Dear Second-Half-of-Life Women,
I saw a photo of myself today, in the kind of lighting that showed the new wrinkles, creases and gravitational pull that is part this chapter of life. And . . . I saw within myself, finally, the kind of beauty I have seen in other women who are also crossing the bridge from the young years to the wisdom years. It’s a beauty that seems to be a forbidden secret, because it so dramatically defies most of what we’ve been taught about what beauty is in our culture.
In this photo, I saw myself getting older. And I finally felt beautiful. It was a shock and a surprise, as I’m nearing my 5th decade. I’ve been all sorts of women over these decades, and I was certain a few years ago I’d already lived out the lives of the favorite women I’d get to be. I literally grieved over this belief.
I feel so silly now.
I want to tell you how beautiful YOU are. Sure, you can “pffffffft” at me—but I know what it’s taken to look as beautiful as you look today. You have a beauty that’s been earned through decades of living, enduring, building, creating, reinventing, and reinventing again. You have a beauty that cannot be bought or duplicated. You won it in battle. It can never be taken from you.
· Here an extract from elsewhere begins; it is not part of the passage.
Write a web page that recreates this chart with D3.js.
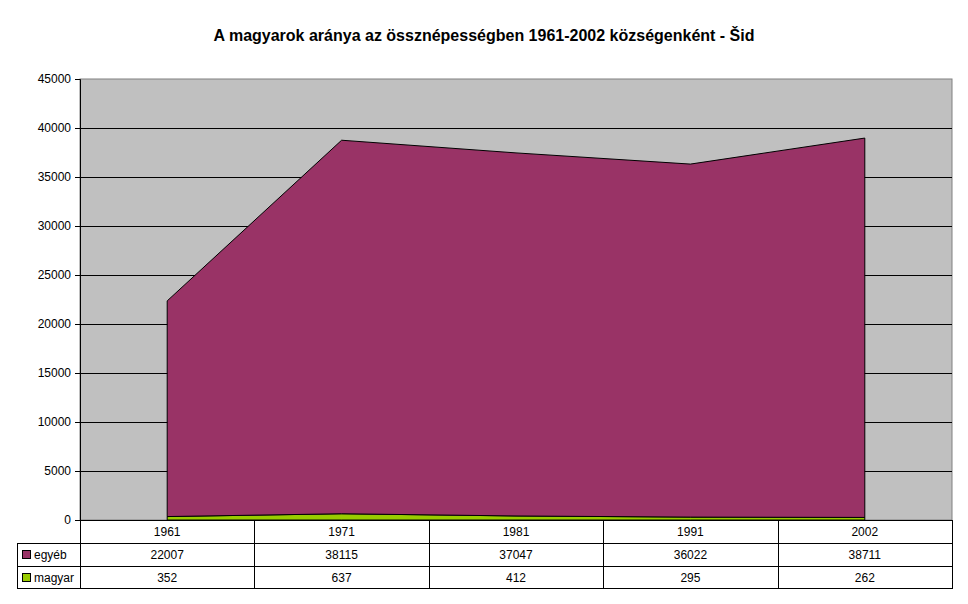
<!DOCTYPE html>
<html>
<head>
<meta charset="utf-8">
<script src="https://cdn.jsdelivr.net/npm/d3@7"></script>
<style>
  body { margin: 0; background: #fff; }
  text { font-family: Arial, "Liberation Sans", sans-serif; }
</style>
</head>
<body>
<div id="chart"></div>
<script>
// adatok
var years = ["1961", "1971", "1981", "1991", "2002"];
var magyar = [352, 637, 412, 295, 262];
var egyeb = [22007, 38115, 37047, 36022, 38711];
var seriesNames = ["egyéb", "magyar"];
var seriesColors = ["#993366", "#99CC00"];
var yTicks = [0, 5000, 10000, 15000, 20000, 25000, 30000, 35000, 40000, 45000];

var W = 968, H = 604;
var margin = {top: 79, left: 80, right: 16},
    plotW = W - margin.left - margin.right,
    plotH = 441,
    rowH = 23;

var svg = d3.select("#chart")
    .append("svg")
    .attr("width", W)
    .attr("height", H);

svg.append("text")
    .attr("x", 484)
    .attr("y", 41)
    .attr("text-anchor", "middle")
    .style("font-size", "16px")
    .style("font-weight", "bold")
    .text("A magyarok aránya az össznépességben 1961-2002 községenként - Šid");

var g = svg.append("g")
    .attr("transform", "translate(" + margin.left + "," + margin.top + ")");

var x = d3.scaleBand()
    .domain(years)
    .range([0, plotW]);

var y = d3.scaleLinear()
    .domain([0, 45000])
    .range([plotH, 0]);

// háttér
g.append("rect")
    .attr("width", plotW)
    .attr("height", plotH)
    .attr("fill", "#C0C0C0")
    .attr("stroke", "#808080");

// rácsvonalak
g.selectAll(".grid")
    .data(yTicks.slice(1, -1))
    .enter()
    .append("line")
    .attr("x1", 0)
    .attr("x2", plotW)
    .attr("y1", d => Math.round(y(d)) + 0.5)
    .attr("y2", d => Math.round(y(d)) + 0.5)
    .attr("stroke", "#000");

var data = years.map((yr, i) => ({year: yr, magyar: magyar[i], "egyéb": egyeb[i]}));
var stack = d3.stack().keys(["magyar", "egyéb"]);
var layers = stack(data);

var area = d3.area()
    .x(d => x(d.data.year) + x.bandwidth() / 2)
    .y0(d => y(d[0]))
    .y1(d => y(d[1]));

g.selectAll(".layer")
    .data(layers)
    .enter()
    .append("path")
    .attr("d", area)
    .attr("fill", d => d.key == "magyar" ? seriesColors[1] : seriesColors[0])
    .attr("stroke", "#000")
    .attr("stroke-width", 1);

// y tengely
var yAxis = d3.axisLeft(y)
    .tickValues(yTicks)
    .tickSize(5)
    .tickFormat(d3.format("d"));

g.append("g")
    .call(yAxis)
    .call(s => s.select(".domain").attr("stroke", "#000").attr("d", "M-5,0.5H0.5V" + plotH))
    .call(s => s.selectAll(".tick text")
        .style("font-size", "12px")
        .style("font-family", "Arial, 'Liberation Sans', sans-serif")
        .attr("fill", "#000")
        .attr("x", -9));

// adattábla
var table = g.append("g").attr("transform", "translate(0," + plotH + ")");
var legendLeft = 17 - margin.left;

table.append("rect")
    .attr("x", 0.5)
    .attr("y", 0.5)
    .attr("width", plotW)
    .attr("height", rowH)
    .attr("fill", "none")
    .attr("stroke", "#000");

table.append("rect")
    .attr("x", legendLeft + 0.5)
    .attr("y", rowH + 0.5)
    .attr("width", plotW - legendLeft)
    .attr("height", rowH * 2 - 1)
    .attr("fill", "none")
    .attr("stroke", "#000");

table.append("line")
    .attr("x1", legendLeft)
    .attr("x2", plotW)
    .attr("y1", rowH * 2 + 0.5)
    .attr("y2", rowH * 2 + 0.5)
    .attr("stroke", "#000");

table.selectAll(".vline")
    .data(years)
    .enter()
    .append("line")
    .attr("x1", d => Math.round(x(d)) + 0.5)
    .attr("x2", d => Math.round(x(d)) + 0.5)
    .attr("y1", 0)
    .attr("y2", rowH * 3 - 1)
    .attr("stroke", "#000");

table.selectAll(".yr")
    .data(years)
    .enter()
    .append("text")
    .attr("x", d => x(d) + x.bandwidth() / 2)
    .attr("y", 16)
    .attr("text-anchor", "middle")
    .style("font-size", "12px")
    .text(d => d);

var rows = [egyeb, magyar];
rows.forEach(function(vals, r) {
    var ry = rowH * (r + 1);
    table.append("rect")
        .attr("x", legendLeft + 5.5)
        .attr("y", ry + 7.5)
        .attr("width", 8)
        .attr("height", 8)
        .attr("fill", seriesColors[r])
        .attr("stroke", "#000");
    table.append("text")
        .attr("x", legendLeft + 17)
        .attr("y", ry + 16)
        .style("font-size", "12px")
        .text(seriesNames[r]);
    table.selectAll(".v" + r)
        .data(vals)
        .enter()
        .append("text")
        .attr("x", (d, i) => x(years[i]) + x.bandwidth() / 2)
        .attr("y", ry + 16)
        .attr("text-anchor", "middle")
        .style("font-size", "12px")
        .text(d => d);
});
</script>
</body>
</html>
The only thing that makes it more beautiful is when you stand tall and own it—when you smile a knowing smile, or frown a knowing frown. When you decide that ALL OF IT, ALL OF WHO YOU ARE, AND HOW YOU ARE is worthy of being allowed a place of honor.
I used to be young. I know what it’s like to long for the body, and the health, and the energy that comes so effortlessly. But sister—that young and beautiful body brought you to THE BEST KIND OF BEAUTY . . . the kind that can never be taken away by gravity, sickness, or years. The kind of beauty that keeps getting more radiant as the years go by.
Some of these spans of years we go through age us dramatically. We can be convinced we did something wrong to bring it on ourselves, as if aging were something we could truly prevent if we only had lived a different way. Nope, we are all going to age. Why do we want to hold back on the gifts of it?
What if this new kind of beauty is really our soul saying, “IT IS TIME for you to step into this new era—it is time for you to be a wise woman. It is time for you to wear your badges, your robes, and your crown. It is time for you to be counted and named among the others. You are needed. Your wisdom is needed, your experience is needed, your patience and love are needed, your stories are needed, your fierce devotion is needed.”
Sister, here’s what I wish for you—no more shame, only pride and honor for what it’s taken to wear every wrinkle . . . every sag . . . every scar . . . every lump, every bump, every spot. Take the best care of yourself and then sing along when your body creaks, giving you a new beat to dance to.
I love you, I count myself among you. I will seek you out in crowds and give you a knowing nod, a confident smile, and an admiring bow.
You are so beautiful. Own it.
Here’s to the second half.
Battle-Worn Beauty by melody ross Battle worn beauty— that’s the kind that I have. I wanted to be flawless, but my beauty cream is salve. Maps are drawn across my flesh of places that I’ve been. Places I chose, but most I did not, places I’ve visited time and again Battle-worn beauty makes some turn away, for sometimes it’s startling, but here I must stay. In this battle-worn body and battle-worn flesh, there’s a light in my eyes if you look past the rest. Once I was young. I was beautiful too. Life took that away but here’s what is true . . . I earned every crease and I earned every flaw, fought so many battles and the terror I saw . . . is engraved on my body and embedded on my frame. Story after story, too many to name. They may be called ugly or too stained by tears, but this is a beauty that will outlast the years. Too many battles to be put on a shelf. I am no longer willing to battle myself. To look in the mirror and condemn what I see . . . This battle-worn beauty is a great reward to me. This blanket that covers me changed the shape I’m in. It’s protected and sheltered all that’s within. So beat-up and battered my beauty may be, but inside a garden grows wild and so free . . . and a heart that is strong gentle and kind too, but most of all wise knowing all that is true. So, if you’ll sit and talk with me a beauty deep is what you’ll see. Past all the drooping, creases, and lines and you’ll see yourself too—beauty defined. I promise to see the beauty in you, and I promise to see the same in me too. I want to stop trying to be something I’m not. I don’t want to erase this patina I’ve got. And I want you to be beautiful too. This battle-worn beauty also belongs to you. This beauty needs to be unashamed. This beauty is something to be counted and named. So battle-worn beauty is what it will be. I’ll wear it, I’ll own it. I hope you’ll join me.